-------- GIVEN INFORMATION

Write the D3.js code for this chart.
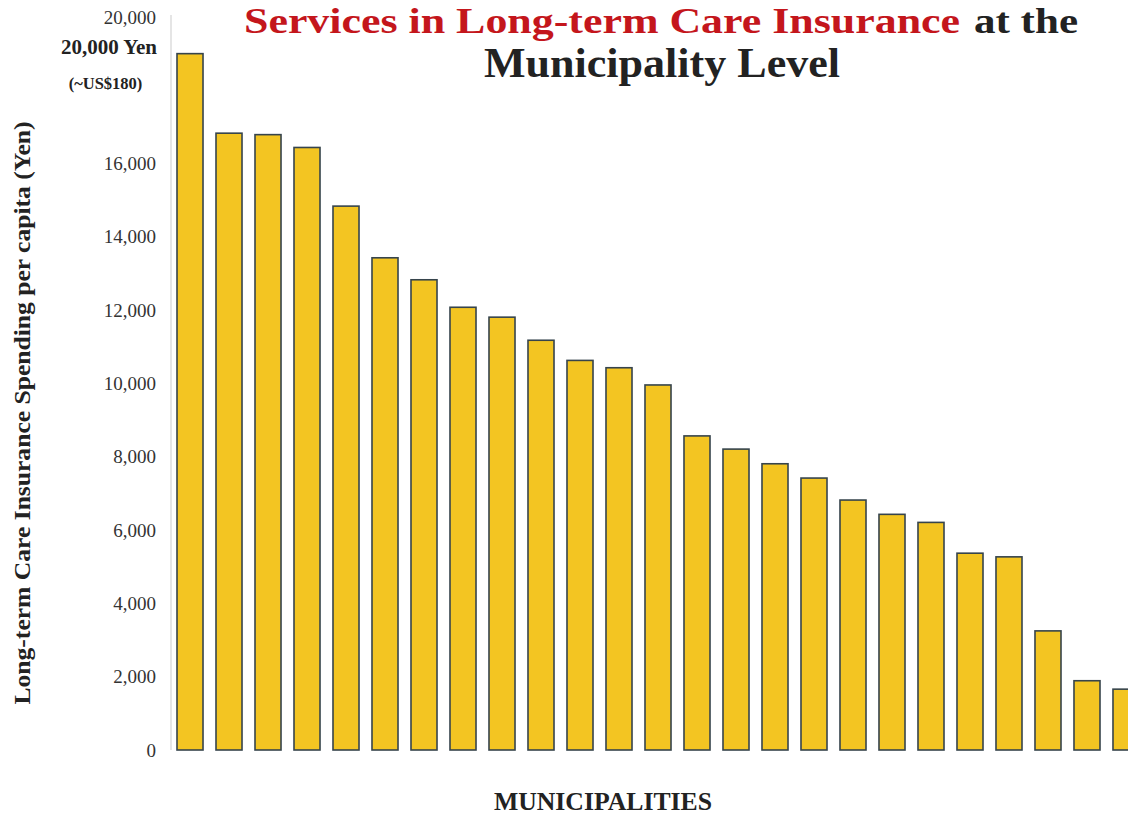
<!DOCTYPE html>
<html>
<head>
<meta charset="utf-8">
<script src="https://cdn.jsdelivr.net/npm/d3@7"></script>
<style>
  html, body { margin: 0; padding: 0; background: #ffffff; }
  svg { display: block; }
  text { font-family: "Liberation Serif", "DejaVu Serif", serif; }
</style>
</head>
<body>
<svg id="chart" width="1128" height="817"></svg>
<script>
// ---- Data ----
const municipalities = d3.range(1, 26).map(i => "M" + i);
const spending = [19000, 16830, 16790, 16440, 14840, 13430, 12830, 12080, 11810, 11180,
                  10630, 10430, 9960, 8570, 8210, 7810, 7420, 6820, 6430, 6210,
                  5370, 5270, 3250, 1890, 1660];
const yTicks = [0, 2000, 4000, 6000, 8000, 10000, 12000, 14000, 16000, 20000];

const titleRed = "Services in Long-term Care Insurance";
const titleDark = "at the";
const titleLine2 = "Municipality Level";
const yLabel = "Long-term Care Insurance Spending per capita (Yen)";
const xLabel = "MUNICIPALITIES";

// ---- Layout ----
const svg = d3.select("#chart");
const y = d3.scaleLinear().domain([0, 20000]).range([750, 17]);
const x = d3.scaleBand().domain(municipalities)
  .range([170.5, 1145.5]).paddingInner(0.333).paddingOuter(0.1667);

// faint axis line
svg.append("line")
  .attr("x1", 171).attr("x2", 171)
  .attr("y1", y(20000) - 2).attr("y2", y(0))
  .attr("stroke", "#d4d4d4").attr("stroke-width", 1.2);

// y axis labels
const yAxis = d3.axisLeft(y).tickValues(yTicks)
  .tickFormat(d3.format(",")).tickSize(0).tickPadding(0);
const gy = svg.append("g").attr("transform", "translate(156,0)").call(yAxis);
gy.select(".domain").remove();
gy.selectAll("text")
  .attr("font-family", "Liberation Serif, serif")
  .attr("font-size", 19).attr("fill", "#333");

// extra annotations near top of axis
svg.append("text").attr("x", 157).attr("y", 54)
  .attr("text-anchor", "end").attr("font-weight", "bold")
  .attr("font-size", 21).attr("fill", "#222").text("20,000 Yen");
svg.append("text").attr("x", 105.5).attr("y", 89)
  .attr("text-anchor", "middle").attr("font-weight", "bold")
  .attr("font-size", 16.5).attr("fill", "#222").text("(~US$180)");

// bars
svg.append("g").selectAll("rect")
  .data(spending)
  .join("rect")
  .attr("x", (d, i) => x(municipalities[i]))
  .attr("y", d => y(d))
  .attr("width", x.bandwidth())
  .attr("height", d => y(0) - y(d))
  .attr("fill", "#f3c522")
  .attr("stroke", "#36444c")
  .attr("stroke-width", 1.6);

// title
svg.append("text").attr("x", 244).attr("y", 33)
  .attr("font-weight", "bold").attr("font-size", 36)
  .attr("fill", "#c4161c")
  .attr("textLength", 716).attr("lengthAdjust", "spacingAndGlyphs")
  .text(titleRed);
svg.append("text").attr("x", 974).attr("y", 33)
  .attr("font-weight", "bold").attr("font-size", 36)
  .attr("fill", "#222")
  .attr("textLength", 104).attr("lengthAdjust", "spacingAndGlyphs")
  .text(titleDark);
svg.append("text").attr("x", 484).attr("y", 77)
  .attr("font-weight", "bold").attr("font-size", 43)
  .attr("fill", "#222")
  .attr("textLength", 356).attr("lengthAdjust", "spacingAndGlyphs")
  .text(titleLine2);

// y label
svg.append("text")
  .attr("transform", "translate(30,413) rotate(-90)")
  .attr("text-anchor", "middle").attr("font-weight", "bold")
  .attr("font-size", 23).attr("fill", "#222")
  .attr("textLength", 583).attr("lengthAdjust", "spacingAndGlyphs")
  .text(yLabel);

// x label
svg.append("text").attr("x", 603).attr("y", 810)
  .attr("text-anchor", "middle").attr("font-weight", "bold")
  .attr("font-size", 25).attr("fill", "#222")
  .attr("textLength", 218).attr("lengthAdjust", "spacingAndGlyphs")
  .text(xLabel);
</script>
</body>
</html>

----------------

SHORT PROBLEM:
Give every line back word for word and leave the pictures out.

RESPONSE TO THE EXERCISE:
Write the D3.js code for this chart.
<!DOCTYPE html>
<html>
<head>
<meta charset="utf-8">
<script src="https://cdn.jsdelivr.net/npm/d3@7"></script>
<style>
  html, body { margin: 0; padding: 0; background: #ffffff; }
  svg { display: block; }
  text { font-family: "Liberation Serif", "DejaVu Serif", serif; }
</style>
</head>
<body>
<svg id="chart" width="1128" height="817"></svg>
<script>
// ---- Data ----
const municipalities = d3.range(1, 26).map(i => "M" + i);
const spending = [19000, 16830, 16790, 16440, 14840, 13430, 12830, 12080, 11810, 11180,
                  10630, 10430, 9960, 8570, 8210, 7810, 7420, 6820, 6430, 6210,
                  5370, 5270, 3250, 1890, 1660];
const yTicks = [0, 2000, 4000, 6000, 8000, 10000, 12000, 14000, 16000, 20000];

const titleRed = "Services in Long-term Care Insurance";
const titleDark = "at the";
const titleLine2 = "Municipality Level";
const yLabel = "Long-term Care Insurance Spending per capita (Yen)";
const xLabel = "MUNICIPALITIES";

// ---- Layout ----
const svg = d3.select("#chart");
const y = d3.scaleLinear().domain([0, 20000]).range([750, 17]);
const x = d3.scaleBand().domain(municipalities)
  .range([170.5, 1145.5]).paddingInner(0.333).paddingOuter(0.1667);

// faint axis line
svg.append("line")
  .attr("x1", 171).attr("x2", 171)
  .attr("y1", y(20000) - 2).attr("y2", y(0))
  .attr("stroke", "#d4d4d4").attr("stroke-width", 1.2);

// y axis labels
const yAxis = d3.axisLeft(y).tickValues(yTicks)
  .tickFormat(d3.format(",")).tickSize(0).tickPadding(0);
const gy = svg.append("g").attr("transform", "translate(156,0)").call(yAxis);
gy.select(".domain").remove();
gy.selectAll("text")
  .attr("font-family", "Liberation Serif, serif")
  .attr("font-size", 19).attr("fill", "#333");

// extra annotations near top of axis
svg.append("text").attr("x", 157).attr("y", 54)
  .attr("text-anchor", "end").attr("font-weight", "bold")
  .attr("font-size", 21).attr("fill", "#222").text("20,000 Yen");
svg.append("text").attr("x", 105.5).attr("y", 89)
  .attr("text-anchor", "middle").attr("font-weight", "bold")
  .attr("font-size", 16.5).attr("fill", "#222").text("(~US$180)");

// bars
svg.append("g").selectAll("rect")
  .data(spending)
  .join("rect")
  .attr("x", (d, i) => x(municipalities[i]))
  .attr("y", d => y(d))
  .attr("width", x.bandwidth())
  .attr("height", d => y(0) - y(d))
  .attr("fill", "#f3c522")
  .attr("stroke", "#36444c")
  .attr("stroke-width", 1.6);

// title
svg.append("text").attr("x", 244).attr("y", 33)
  .attr("font-weight", "bold").attr("font-size", 36)
  .attr("fill", "#c4161c")
  .attr("textLength", 716).attr("lengthAdjust", "spacingAndGlyphs")
  .text(titleRed);
svg.append("text").attr("x", 974).attr("y", 33)
  .attr("font-weight", "bold").attr("font-size", 36)
  .attr("fill", "#222")
  .attr("textLength", 104).attr("lengthAdjust", "spacingAndGlyphs")
  .text(titleDark);
svg.append("text").attr("x", 484).attr("y", 77)
  .attr("font-weight", "bold").attr("font-size", 43)
  .attr("fill", "#222")
  .attr("textLength", 356).attr("lengthAdjust", "spacingAndGlyphs")
  .text(titleLine2);

// y label
svg.append("text")
  .attr("transform", "translate(30,413) rotate(-90)")
  .attr("text-anchor", "middle").attr("font-weight", "bold")
  .attr("font-size", 23).attr("fill", "#222")
  .attr("textLength", 583).attr("lengthAdjust", "spacingAndGlyphs")
  .text(yLabel);

// x label
svg.append("text").attr("x", 603).attr("y", 810)
  .attr("text-anchor", "middle").attr("font-weight", "bold")
  .attr("font-size", 25).attr("fill", "#222")
  .attr("textLength", 218).attr("lengthAdjust", "spacingAndGlyphs")
  .text(xLabel);
</script>
</body>
</html>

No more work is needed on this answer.